Updated: February 4, 2013 6:30AM
BATAVIA — Beyond the usual New Year’s resolutions, some folks in the Fox Valley have their own tradition for looking back on the old year and ahead to the new.
The Burning Bowl and White Stone service at Unity of Fox Valley Church in Batavia has become a tradition for members of the congregation opting for spiritual reflection as a way to let go of the old and whatever baggage has been holding them back.
“It is a way to release anything that is blocking your greatness – your spiritual enfoldment,” said Rev. Jan Little, senior minister at Unity of Fox Valley.
The service will be at 10 a.m. Sunday at the church at 230 Webster St.
Participants will receive pieces of paper to write down something they want to let go of in the new year.

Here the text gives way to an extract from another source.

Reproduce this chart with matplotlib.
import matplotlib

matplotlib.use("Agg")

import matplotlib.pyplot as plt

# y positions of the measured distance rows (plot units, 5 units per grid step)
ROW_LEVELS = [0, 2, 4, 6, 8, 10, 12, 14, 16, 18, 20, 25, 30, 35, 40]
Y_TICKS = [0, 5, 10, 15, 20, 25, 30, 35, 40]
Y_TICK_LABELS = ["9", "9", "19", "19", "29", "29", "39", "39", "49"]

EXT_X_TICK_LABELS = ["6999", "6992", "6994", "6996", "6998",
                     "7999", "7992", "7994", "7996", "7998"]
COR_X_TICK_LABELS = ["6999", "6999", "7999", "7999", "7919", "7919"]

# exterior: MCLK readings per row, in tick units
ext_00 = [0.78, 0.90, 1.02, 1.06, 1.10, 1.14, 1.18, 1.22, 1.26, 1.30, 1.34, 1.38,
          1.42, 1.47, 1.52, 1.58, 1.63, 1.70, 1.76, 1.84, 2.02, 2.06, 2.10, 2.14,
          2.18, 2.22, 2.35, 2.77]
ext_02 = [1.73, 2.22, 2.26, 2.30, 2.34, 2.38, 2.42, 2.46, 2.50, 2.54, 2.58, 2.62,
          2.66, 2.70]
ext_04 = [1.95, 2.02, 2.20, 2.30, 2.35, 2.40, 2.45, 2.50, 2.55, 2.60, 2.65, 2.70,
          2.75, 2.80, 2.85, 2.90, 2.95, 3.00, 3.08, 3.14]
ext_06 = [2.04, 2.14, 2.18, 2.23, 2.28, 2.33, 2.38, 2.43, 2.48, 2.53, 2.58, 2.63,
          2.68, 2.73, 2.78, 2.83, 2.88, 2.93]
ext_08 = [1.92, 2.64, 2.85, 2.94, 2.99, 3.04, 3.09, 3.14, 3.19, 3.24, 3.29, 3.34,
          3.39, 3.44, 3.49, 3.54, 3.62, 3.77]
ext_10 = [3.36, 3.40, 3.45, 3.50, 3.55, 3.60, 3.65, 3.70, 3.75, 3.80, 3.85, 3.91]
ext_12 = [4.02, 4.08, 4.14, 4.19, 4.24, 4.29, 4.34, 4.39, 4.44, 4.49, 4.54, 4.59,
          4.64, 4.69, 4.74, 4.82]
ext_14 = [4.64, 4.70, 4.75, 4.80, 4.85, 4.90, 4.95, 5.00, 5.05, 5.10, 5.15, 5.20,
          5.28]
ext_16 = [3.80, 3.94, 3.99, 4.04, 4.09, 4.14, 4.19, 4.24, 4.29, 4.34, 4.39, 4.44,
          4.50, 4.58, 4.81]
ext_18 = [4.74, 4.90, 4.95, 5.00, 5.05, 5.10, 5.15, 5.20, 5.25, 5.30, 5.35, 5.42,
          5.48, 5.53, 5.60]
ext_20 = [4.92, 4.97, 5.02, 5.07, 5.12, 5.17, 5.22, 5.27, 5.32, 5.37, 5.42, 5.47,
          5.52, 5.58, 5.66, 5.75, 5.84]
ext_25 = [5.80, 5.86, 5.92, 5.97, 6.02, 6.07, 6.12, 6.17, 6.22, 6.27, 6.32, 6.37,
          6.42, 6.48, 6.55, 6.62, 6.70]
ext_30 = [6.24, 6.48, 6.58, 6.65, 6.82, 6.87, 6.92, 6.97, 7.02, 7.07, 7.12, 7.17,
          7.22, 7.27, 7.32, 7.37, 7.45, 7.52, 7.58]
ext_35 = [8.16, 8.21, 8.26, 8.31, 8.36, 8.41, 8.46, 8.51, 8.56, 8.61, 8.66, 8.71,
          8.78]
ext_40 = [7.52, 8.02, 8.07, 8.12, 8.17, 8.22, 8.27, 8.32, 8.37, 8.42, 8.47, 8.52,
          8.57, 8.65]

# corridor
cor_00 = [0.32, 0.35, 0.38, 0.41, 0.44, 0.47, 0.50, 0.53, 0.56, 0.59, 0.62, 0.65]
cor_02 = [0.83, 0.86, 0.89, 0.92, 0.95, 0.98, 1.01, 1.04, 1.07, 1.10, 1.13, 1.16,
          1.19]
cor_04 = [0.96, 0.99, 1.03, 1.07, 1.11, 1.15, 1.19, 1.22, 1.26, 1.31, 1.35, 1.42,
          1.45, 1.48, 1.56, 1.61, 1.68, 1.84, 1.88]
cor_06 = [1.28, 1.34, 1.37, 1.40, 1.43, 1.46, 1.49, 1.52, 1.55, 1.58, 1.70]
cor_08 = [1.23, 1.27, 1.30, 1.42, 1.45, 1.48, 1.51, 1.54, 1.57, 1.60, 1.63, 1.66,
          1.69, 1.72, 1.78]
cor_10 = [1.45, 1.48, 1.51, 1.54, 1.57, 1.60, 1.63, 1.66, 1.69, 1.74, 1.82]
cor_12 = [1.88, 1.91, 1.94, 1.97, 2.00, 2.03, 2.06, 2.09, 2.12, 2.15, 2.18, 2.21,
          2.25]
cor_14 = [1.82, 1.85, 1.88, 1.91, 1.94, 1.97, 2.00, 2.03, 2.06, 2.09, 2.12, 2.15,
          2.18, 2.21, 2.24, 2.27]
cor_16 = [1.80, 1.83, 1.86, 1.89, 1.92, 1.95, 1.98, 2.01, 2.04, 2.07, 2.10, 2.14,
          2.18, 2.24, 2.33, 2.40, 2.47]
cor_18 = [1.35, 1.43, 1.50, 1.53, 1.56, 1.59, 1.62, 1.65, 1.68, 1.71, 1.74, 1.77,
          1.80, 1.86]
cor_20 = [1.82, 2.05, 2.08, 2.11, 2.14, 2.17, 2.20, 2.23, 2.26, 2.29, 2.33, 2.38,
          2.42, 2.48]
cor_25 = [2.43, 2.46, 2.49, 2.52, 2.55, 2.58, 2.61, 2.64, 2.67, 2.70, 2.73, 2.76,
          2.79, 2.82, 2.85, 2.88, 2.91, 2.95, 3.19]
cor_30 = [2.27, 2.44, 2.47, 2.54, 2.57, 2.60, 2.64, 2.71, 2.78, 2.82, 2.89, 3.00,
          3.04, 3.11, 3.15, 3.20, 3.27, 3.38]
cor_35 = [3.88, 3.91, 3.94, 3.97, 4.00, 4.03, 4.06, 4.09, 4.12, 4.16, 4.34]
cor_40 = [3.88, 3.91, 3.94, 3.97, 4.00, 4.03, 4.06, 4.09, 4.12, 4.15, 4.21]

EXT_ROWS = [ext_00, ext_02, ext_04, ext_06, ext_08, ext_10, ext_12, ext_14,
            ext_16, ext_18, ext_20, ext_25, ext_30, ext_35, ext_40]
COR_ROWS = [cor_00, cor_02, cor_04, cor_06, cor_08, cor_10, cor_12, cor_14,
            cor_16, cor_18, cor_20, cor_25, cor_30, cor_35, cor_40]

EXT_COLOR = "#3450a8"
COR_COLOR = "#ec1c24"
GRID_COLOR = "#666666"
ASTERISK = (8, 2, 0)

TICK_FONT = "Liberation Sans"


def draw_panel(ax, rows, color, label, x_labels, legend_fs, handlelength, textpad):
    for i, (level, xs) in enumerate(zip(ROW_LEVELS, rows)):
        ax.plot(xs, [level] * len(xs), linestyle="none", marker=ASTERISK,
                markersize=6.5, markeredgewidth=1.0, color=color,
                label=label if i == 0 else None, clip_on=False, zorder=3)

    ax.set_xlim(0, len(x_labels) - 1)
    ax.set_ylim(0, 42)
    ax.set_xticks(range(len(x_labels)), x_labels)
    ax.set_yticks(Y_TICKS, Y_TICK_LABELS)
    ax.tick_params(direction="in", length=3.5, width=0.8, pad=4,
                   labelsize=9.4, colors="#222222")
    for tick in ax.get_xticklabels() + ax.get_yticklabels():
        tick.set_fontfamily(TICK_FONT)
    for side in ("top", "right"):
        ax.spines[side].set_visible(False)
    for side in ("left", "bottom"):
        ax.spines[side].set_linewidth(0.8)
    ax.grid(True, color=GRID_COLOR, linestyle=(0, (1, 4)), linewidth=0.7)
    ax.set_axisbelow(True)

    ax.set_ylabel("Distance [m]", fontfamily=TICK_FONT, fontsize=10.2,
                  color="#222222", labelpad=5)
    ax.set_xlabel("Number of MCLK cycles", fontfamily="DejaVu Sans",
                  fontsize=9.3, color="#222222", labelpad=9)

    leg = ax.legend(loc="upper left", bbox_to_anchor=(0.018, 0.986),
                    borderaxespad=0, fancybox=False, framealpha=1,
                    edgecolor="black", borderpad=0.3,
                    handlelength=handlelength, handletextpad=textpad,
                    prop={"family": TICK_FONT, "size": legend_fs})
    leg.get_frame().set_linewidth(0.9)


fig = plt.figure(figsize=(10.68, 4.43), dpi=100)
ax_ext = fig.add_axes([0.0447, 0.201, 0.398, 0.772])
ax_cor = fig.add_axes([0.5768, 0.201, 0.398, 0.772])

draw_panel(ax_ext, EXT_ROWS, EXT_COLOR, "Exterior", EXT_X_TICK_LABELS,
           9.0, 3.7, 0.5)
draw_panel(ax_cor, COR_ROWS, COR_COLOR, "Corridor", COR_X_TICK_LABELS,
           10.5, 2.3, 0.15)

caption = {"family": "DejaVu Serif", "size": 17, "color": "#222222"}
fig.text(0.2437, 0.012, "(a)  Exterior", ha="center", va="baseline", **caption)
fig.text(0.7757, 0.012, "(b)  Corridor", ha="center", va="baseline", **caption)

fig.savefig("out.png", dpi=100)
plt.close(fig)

After a time of meditation, they will walk up to a bowl filled with lava rock and a candle in the center.
“People can come up at their own pace to light the piece of paper to the candle,” Little said.

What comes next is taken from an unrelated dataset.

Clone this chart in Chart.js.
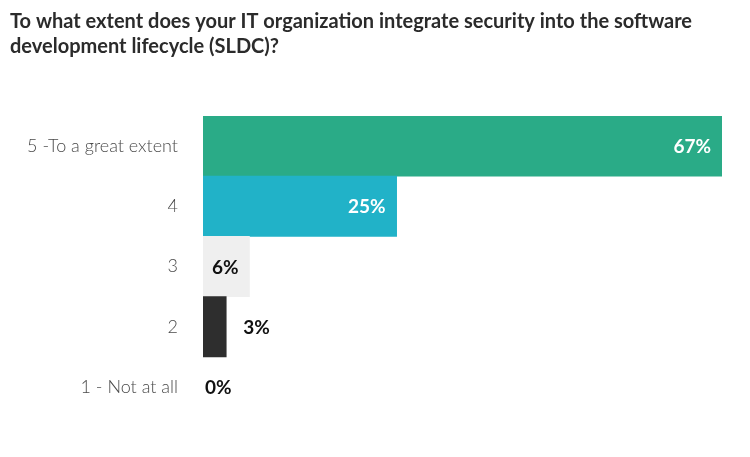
<!DOCTYPE html>
<html>
<head>
<meta charset="utf-8">
<script src="https://cdn.jsdelivr.net/npm/chart.js@4"></script>
<style>
  html, body { margin: 0; padding: 0; background: #fff; }
  #wrap { width: 750px; height: 457px; }
</style>
</head>
<body>
<div id="wrap"><canvas id="chart" width="750" height="457"></canvas></div>
<script>
// Survey answers and share of respondents (%)
const categories = ['5 -To a great extent', '4', '3', '2', '1 - Not at all'];
const values = [67, 25, 6, 3, 0];
const barColors = ['#2aab87', '#21b2c8', '#efefef', '#2e2e2e', 'rgba(0,0,0,0)'];
const insideTextColors = ['#ffffff', '#ffffff', '#111111', '#ffffff', '#111111'];

// Draw the "67%" style labels on or next to each bar
const valueLabels = {
    id: 'valueLabels',
    afterDatasetsDraw(chart) {
        const ctx = chart.ctx;
        const meta = chart.getDatasetMeta(0);
        ctx.save();
        ctx.font = 'bold 19px Lato';
        ctx.textBaseline = 'middle';
        meta.data.forEach((bar, i) => {
            const text = values[i] + '%';
            const w = ctx.measureText(text).width;
            const barWidth = bar.x - bar.base;
            if (barWidth > w + 16) {
                ctx.textAlign = 'right';
                ctx.fillStyle = insideTextColors[i];
                ctx.fillText(text, bar.x - 11, bar.y + 1);
            } else {
                ctx.textAlign = 'left';
                ctx.fillStyle = '#111111';
                ctx.fillText(text, bar.x + (values[i] > 0 ? 17 : 2), bar.y + 1);
            }
        });
        ctx.restore();
    }
};

const ctx = document.getElementById('chart').getContext('2d');
const chart = new Chart(ctx, {
    type: 'bar',
    data: {
        labels: categories,
        datasets: [{
            data: values,
            backgroundColor: barColors,
            borderWidth: 0,
            barPercentage: 1,
            categoryPercentage: 1
        }]
    },
    options: {
        indexAxis: 'y',
        responsive: false,
        animation: false,
        layout: {
            padding: { left: 10, right: 28, top: 4, bottom: 40 }
        },
        plugins: {
            legend: { display: false },
            tooltip: { enabled: false },
            title: {
                display: true,
                align: 'start',
                text: [
                    'To what extent does your IT organization integrate security into the software',
                    'development lifecycle (SLDC)?'
                ],
                color: '#2b2b2b',
                font: { family: 'Lato', size: 20, weight: 'bold', lineHeight: 1.25 },
                padding: { top: 5, bottom: 57 }
            }
        },
        scales: {
            x: {
                display: false,
                min: 0,
                max: 67
            },
            y: {
                grid: { display: false },
                border: { display: false },
                afterFit(scale) {
                    scale.width = 193;
                },
                ticks: {
                    color: '#4a4a4a',
                    padding: 17,
                    font: { family: 'Lato', size: 18, weight: '300' }
                }
            }
        }
    },
    plugins: [valueLabels]
});
</script>
</body>
</html>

“It represents the unreal nature of things we think are reality.”
Little said some of the things holding people back may be feelings of fear, a prolonged resentment or an inability to forgive another.
“The idea is the spirit cannot move within us unless there is a bit of a vacuum,” she said. “We have to release those things in order to move forward in the New Year.”
Unity of Fox Valley, part of the Association of Unity Churches, was formed in 1973 when 12 people created a study group that met in a member’s kitchen. They outgrew the space and began meeting in a renovated house on River Street in Aurora and later rented space in Geneva.
In 1990, the congregation voted to establish a permanent home in Batavia and purchased the church on Webster Street.
“Unity is very positive, practical spirituality and about getting in touch with the divine part of you,” Little said.
Little said the Burning Bowl ceremony will close by writing a word or phrase on a keepsake white stone, specially ordered from Jerusalem, to remind them of their commitment throughout the year.
“Sometimes the word is compassion, love, generosity or creativity,” Little said.
“People have a collection of stones from over the years. It is different from making a New Year’s resolution. It is about recognizing the divine in us. Unity believes we are an original blessing and created in the image and likeness of a creative God and we are inherently good. This helps us acknowledge the divine, beautiful part of us,” Little said.
Little said the Burning Bowl ceremony is a popular service.
“Sometimes there are tears – life can knock us around. But it is the idea of a new day with new potential and possibility,” Little said. “Beginning with the New Year, we have a whole new blank slate.”